Saturday, 20 September 2014

Bristol: cycling discriminates against the obese and the unfit

There's a bit of an upset in Birmingham currently, where (conservative) councillor came out and accused cycling of being discriminatory on race and gender, and that the £23 M could be better spent on things like parking spaces. And that it is also biased against women who want to wear modest clothing.

Well, we agree, in Bristol it is a discriminatory form of transport too. But not on race or gender.

No, in Bristol, Cycling discriminates against obese people with no legs and a lifestyle focused on fry-ups rather than hill climbs. These are people who suffer in our city.


Take this scene here, a mature Bristolian rastafarian working his way up Bridge Valley road. He's very much not a young white man -but to get up the hill on a road bike he has to be fit.

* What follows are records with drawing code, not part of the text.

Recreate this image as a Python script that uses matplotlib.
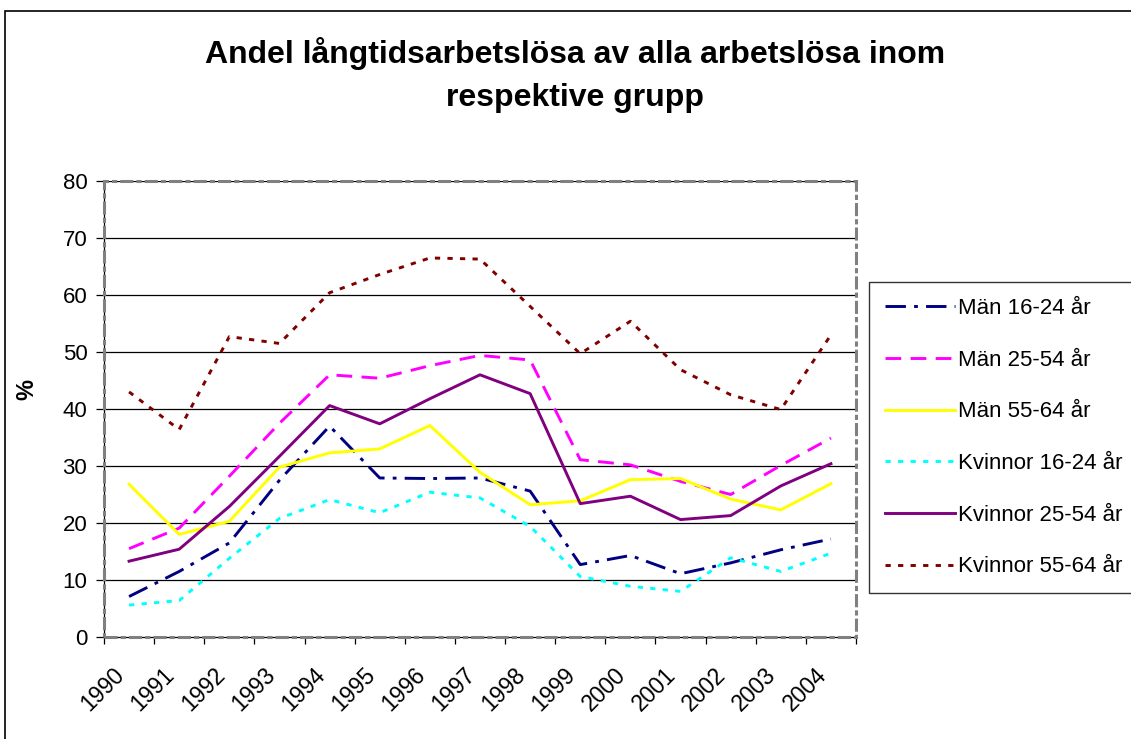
"""
Andel långtidsarbetslösa av alla arbetslösa inom respektive grupp, 1990-2004.
Excel-style line chart recreated with matplotlib.
"""

import matplotlib
matplotlib.use("Agg")
import matplotlib.pyplot as plt
from matplotlib.patches import Rectangle

plt.rcParams["font.family"] = ["Liberation Sans", "DejaVu Sans"]

YEARS = [str(y) for y in range(1990, 2005)]

MAN_16_24 = [7.1, 11.5, 16.5, 27.5, 37.0, 27.9, 27.8, 27.9, 25.6, 12.7, 14.3, 11.1, 13.0, 15.3, 17.2]
MAN_25_54 = [15.5, 19.1, 28.2, 37.5, 46.0, 45.4, 47.6, 49.4, 48.6, 31.1, 30.2, 27.3, 25.0, 30.1, 34.9]
MAN_55_64 = [26.8, 18.0, 20.3, 29.8, 32.3, 33.0, 37.1, 28.9, 23.2, 23.9, 27.6, 27.8, 24.2, 22.3, 26.9]
KV_16_24 = [5.6, 6.4, 13.8, 20.8, 24.1, 21.8, 25.4, 24.4, 19.4, 10.6, 8.9, 8.0, 13.9, 11.5, 14.7]
KV_25_54 = [13.3, 15.4, 22.9, 31.7, 40.6, 37.4, 41.8, 46.0, 42.7, 23.4, 24.7, 20.6, 21.3, 26.5, 30.4]
KV_55_64 = [43.0, 36.4, 52.7, 51.5, 60.4, 63.6, 66.5, 66.3, 58.0, 49.7, 55.4, 46.9, 42.5, 39.9, 53.0]

SERIES = [
    ("Män 16-24 år", MAN_16_24, "#000080", (0, (7, 2.8, 1.3, 2.8))),
    ("Män 25-54 år", MAN_25_54, "#FF00FF", (0, (5.4, 3.2))),
    ("Män 55-64 år", MAN_55_64, "#FFFF00", "-"),
    ("Kvinnor 16-24 år", KV_16_24, "#00FFFF", (0, (1.8, 2.5))),
    ("Kvinnor 25-54 år", KV_25_54, "#800080", "-"),
    ("Kvinnor 55-64 år", KV_55_64, "#800000", (0, (1.8, 2.5))),
]

W, H = 1131, 739


def main():
    fig = plt.figure(figsize=(W / 100, H / 100), dpi=100)
    ax = fig.add_axes([104 / W, 1 - 637 / H, (856 - 104) / W, (637 - 181) / H])

    x = range(len(YEARS))
    for label, vals, color, ls in SERIES:
        ax.plot(x, vals, color=color, linestyle=ls, lw=2.1, label=label,
                dash_capstyle="butt", zorder=3)

    ax.set_xlim(-0.5, len(YEARS) - 0.5)
    ax.set_ylim(0, 80)
    ax.set_yticks(range(0, 81, 10))
    for v in range(10, 81, 10):
        ax.axhline(v, color="black", lw=0.9, zorder=1)

    # category labels at centres, tick marks on boundaries (Excel style)
    ax.set_xticks(list(x))
    ax.set_xticklabels(YEARS, rotation=45, ha="right", fontsize=16.5)
    ax.set_xticks([i - 0.5 for i in range(len(YEARS) + 1)], minor=True)
    ax.tick_params(axis="x", which="major", length=0, pad=19)
    ax.tick_params(axis="x", which="minor", length=5, width=0.9, direction="out")
    ax.tick_params(axis="y", length=6, width=0.9, pad=6, labelsize=16)

    for side in ("top", "right"):
        ax.spines[side].set_visible(False)
    for side in ("left", "bottom"):
        ax.spines[side].set_color("black")
        ax.spines[side].set_linewidth(0.9)

    # grey dashed plot-area border
    ax.add_patch(Rectangle((0, 0), 1, 1, transform=ax.transAxes, fill=False,
                           edgecolor="#808080", lw=2.2,
                           linestyle=(0, (4.3, 1.0, 1.7, 1.0)),
                           clip_on=False, zorder=4))

    ax.set_ylabel("%", fontsize=17, fontweight="bold", va="center")
    ax.yaxis.set_label_coords((27 - 104) / (856 - 104), (637 - 389) / (637 - 181))

    fig.text(575 / W, 1 - 63 / H, "Andel långtidsarbetslösa av alla arbetslösa inom",
             ha="center", va="baseline", fontsize=23, fontweight="bold")
    fig.text(575 / W, 1 - 106 / H, "respektive grupp",
             ha="center", va="baseline", fontsize=23, fontweight="bold")

    leg = fig.legend(loc="upper left", bbox_to_anchor=(869 / W, 1 - 282 / H),
                     borderaxespad=0, fontsize=16, handlelength=3.15,
                     handletextpad=0.15, labelspacing=1.38, borderpad=0.72,
                     frameon=True, fancybox=False)
    leg.get_frame().set_edgecolor("black")
    leg.get_frame().set_linewidth(1.0)

    # outer chart-area frame
    fig.add_artist(Rectangle((5 / W, -0.05), 1.05, 1 - 10.5 / H + 0.05,
                             transform=fig.transFigure, fill=False,
                             edgecolor="black", lw=1.2))

    fig.savefig("out.png", dpi=100)
    plt.close(fig)


if __name__ == "__main__":
    main()
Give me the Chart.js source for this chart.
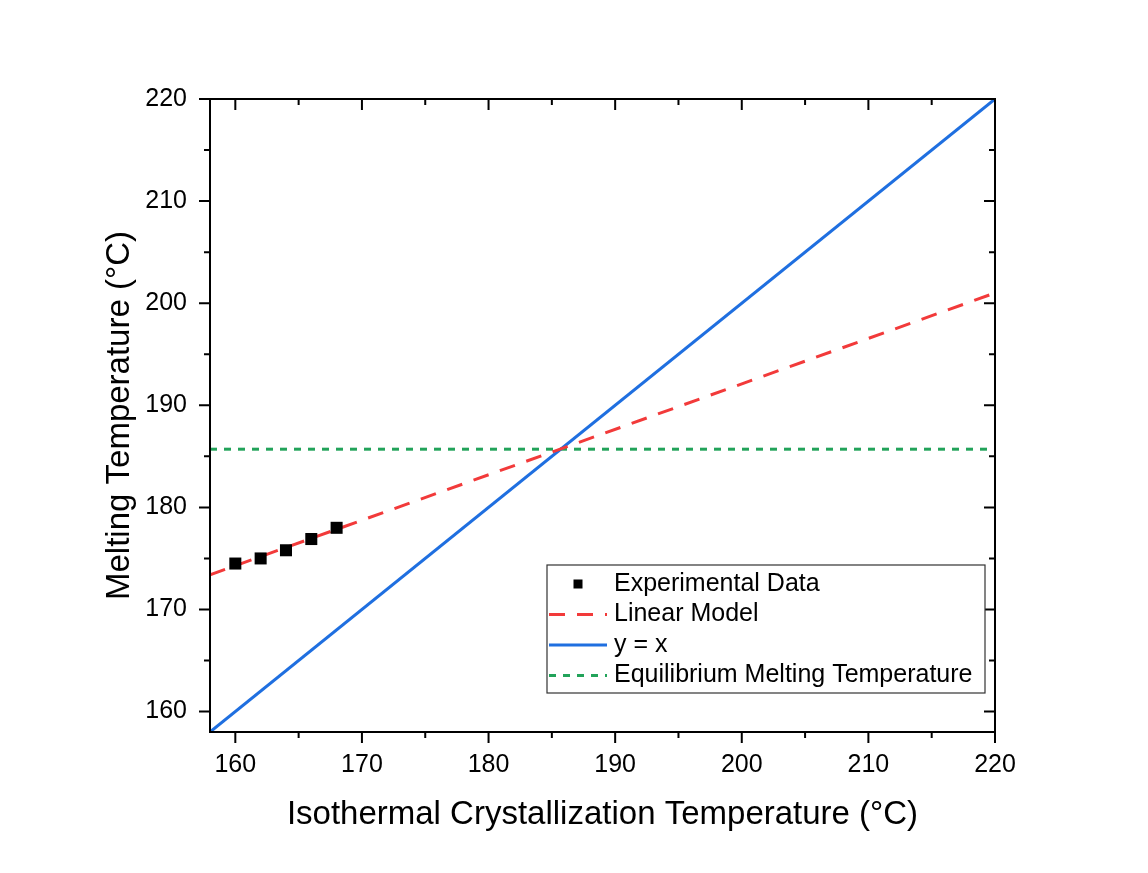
<!DOCTYPE html>
<html>
<head>
<meta charset="utf-8">
<script src="https://cdn.jsdelivr.net/npm/chart.js@4/dist/chart.umd.min.js"></script>
<style>
    html, body { margin: 0; padding: 0; background: #fff; }
    #wrap { width: 1148px; height: 873px; }
</style>
</head>
<body>
<div id="wrap"><canvas id="chartMelt"></canvas></div>
<script>
// values
var expX = [160, 162, 164, 166, 168];
var expY = [174.5, 175.0, 175.8, 176.9, 178.0];

var linX = [158, 220];
var linY = [173.4, 201.0];

var idX = [158, 220];
var idY = [158, 220];

var eqX = [158, 220];
var eqY = [185.7, 185.7];

var xTicks = [160, 170, 180, 190, 200, 210, 220];
var yTicks = [160, 170, 180, 190, 200, 210, 220];

function pts(xs, ys) {
    return xs.map(function (x, i) { return { x: x, y: ys[i] }; });
}

var red = '#f23a3a';
var blue = '#1f6fe0';
var green = '#22a35a';
var font = '"Liberation Sans", Arial, sans-serif';

// frame + major/minor ticks (outward bottom/left, inward top/right)
var frameTicks = {
    id: 'frameTicks',
    afterDraw: function (chart) {
        var ctx = chart.ctx, a = chart.chartArea;
        var xs = chart.scales.x, ys = chart.scales.y;
        ctx.save();
        ctx.strokeStyle = '#000';
        ctx.lineWidth = 2;
        ctx.strokeRect(a.left, a.top, a.right - a.left, a.bottom - a.top);
        var v, p, len;
        for (v = 160; v <= 220; v += 5) {
            len = v % 10 === 0 ? 11 : 6;
            p = xs.getPixelForValue(v);
            ctx.beginPath();
            ctx.moveTo(p, a.bottom); ctx.lineTo(p, a.bottom + len);
            ctx.moveTo(p, a.top); ctx.lineTo(p, a.top + len);
            ctx.stroke();
            p = ys.getPixelForValue(v);
            ctx.beginPath();
            ctx.moveTo(a.left, p); ctx.lineTo(a.left - len, p);
            ctx.moveTo(a.right, p); ctx.lineTo(a.right - len, p);
            ctx.stroke();
        }
        ctx.restore();
    }
};

// legend box drawn inside the plot area
var innerLegend = {
    id: 'innerLegend',
    afterDraw: function (chart) {
        var ctx = chart.ctx;
        var x0 = 547, y0 = 565, w = 438, h = 128, row = 30.5;
        ctx.save();
        ctx.fillStyle = '#fff';
        ctx.fillRect(x0, y0, w, h);
        ctx.strokeStyle = '#333';
        ctx.lineWidth = 1.2;
        ctx.strokeRect(x0, y0, w, h);
        ctx.font = '25px ' + font;
        ctx.textBaseline = 'middle';
        chart.data.datasets.forEach(function (ds, i) {
            var cy = y0 + 19 + i * row;
            if (ds.showLine === false) {
                ctx.fillStyle = '#000';
                ctx.fillRect(578 - 4.5, cy - 4.5, 9, 9);
            } else {
                ctx.strokeStyle = ds.borderColor;
                ctx.lineWidth = ds.borderWidth;
                ctx.setLineDash(ds.borderDash || []);
                ctx.beginPath();
                ctx.moveTo(x0 + 2, cy); ctx.lineTo(x0 + 60, cy);
                ctx.stroke();
                ctx.setLineDash([]);
            }
            ctx.fillStyle = '#000';
            ctx.fillText(ds.label, 614, cy);
        });
        ctx.restore();
    }
};

new Chart(document.getElementById('chartMelt'), {
    type: 'scatter',
    data: {
        datasets: [
            {
                label: 'Experimental Data',
                data: pts(expX, expY),
                showLine: false,
                pointStyle: 'rect',
                pointRadius: 8.5,
                backgroundColor: '#000',
                borderColor: '#000',
                borderWidth: 0,
            },
            {
                label: 'Linear Model',
                data: pts(linX, linY),
                showLine: true,
                borderColor: red,
                borderWidth: 3,
                borderDash: [16, 12],
                pointRadius: 0,
            },
            {
                label: 'y = x',
                data: pts(idX, idY),
                showLine: true,
                borderColor: blue,
                borderWidth: 3,
                pointRadius: 0,
            },
            {
                label: 'Equilibrium Melting Temperature',
                data: pts(eqX, eqY),
                showLine: true,
                borderColor: green,
                borderWidth: 3,
                borderDash: [7, 7],
                pointRadius: 0,
            },
        ],
    },
    options: {
        responsive: true,
        maintainAspectRatio: false,
        animation: false,
        layout: { padding: { top: 99, right: 153, left: 0, bottom: 0 } },
        plugins: { legend: { display: false }, tooltip: { enabled: false } },
        scales: {
            x: {
                type: 'linear',
                min: 158,
                max: 220,
                afterBuildTicks: function (s) { s.ticks = xTicks.map(function (v) { return { value: v }; }); },
                afterFit: function (s) { s.height = 141; },
                grid: { display: false },
                border: { display: false },
                ticks: { color: '#000', font: { family: font, size: 25 }, padding: 10 },
                title: {
                    display: true,
                    text: 'Isothermal Crystallization Temperature (°C)',
                    color: '#000',
                    font: { family: font, size: 33 },
                    padding: { top: 38, bottom: 38 },
                },
            },
            y: {
                type: 'linear',
                min: 158,
                max: 220,
                afterBuildTicks: function (s) { s.ticks = yTicks.map(function (v) { return { value: v }; }); },
                afterFit: function (s) { s.width = 210; },
                grid: { display: false },
                border: { display: false },
                ticks: { color: '#000', font: { family: font, size: 25 }, padding: 15 },
                title: {
                    display: true,
                    text: 'Melting Temperature (°C)',
                    color: '#000',
                    font: { family: font, size: 33 },
                    padding: { top: 100, bottom: 100 },
                },
            },
        },
    },
    plugins: [frameTicks, innerLegend],
});
</script>
</body>
</html>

A large proportion of our population —especially the residents of the suburbs, are significantly overweight, smoke, and generally live an unhealthy lifestyle.

These are the people that our city cycling project discriminates against —and no amount of cash on cycling infrastructure will fix that, unless the infrastructure involves lifts and escalators.

These are also the people that the city's expanding RPZ project discriminates: people to unfit to walk more than 15 metres to their destination. Removing all the free parking penalises those people who are too unfit to walk or cycle anywhere, by forcing them to pay.

The only person who cares for those people's needs is Eric Pickles –because he is the only politician who understands what it is like to obese and unfit. This is why his "short stops on double yellow lines" proposal is targeted at them: now they will be able to stop outside the newsagent to buy a packet of fags, then drive on to the chip shop to buy the evening meal.

Segregated cycling facilities will make this worse by removing short-stay parking opportunities, discriminating against the obese and the unfit merely by their very presence.


Returning to Birmingham, gateway to the M6, the councillor's colleague, Councillor Hutchings came out with the other part of the story, when he said “he feared hoards” of cyclists would have “a severe impact on pedestrians and motorists”. That's the other way a cycling program penalises the obese and the unfit. If you aren't fit enough to cycle round the city, driving is all you can do. The more cyclists there are, the more you get held up.

This is why the very presence of cycling infrastructure and increased cycling is so discriminatory against overweight suburbanites who will be hit by the triple whammy of cycling infrastructure removing main-road short stay options, the RPZ removing back road long stay parking, and finally cyclists themselves being in the way. Oh, and of course there's the 20 mph zone slowing down the journeys from their houses to the chip shops.

This is why it is critical that the Birmingham councillors recognise that cycling doesn't discriminate against gender or ethnic groups —if that city doesn't get the funding then it could come Bristol's way, and things would only get worse!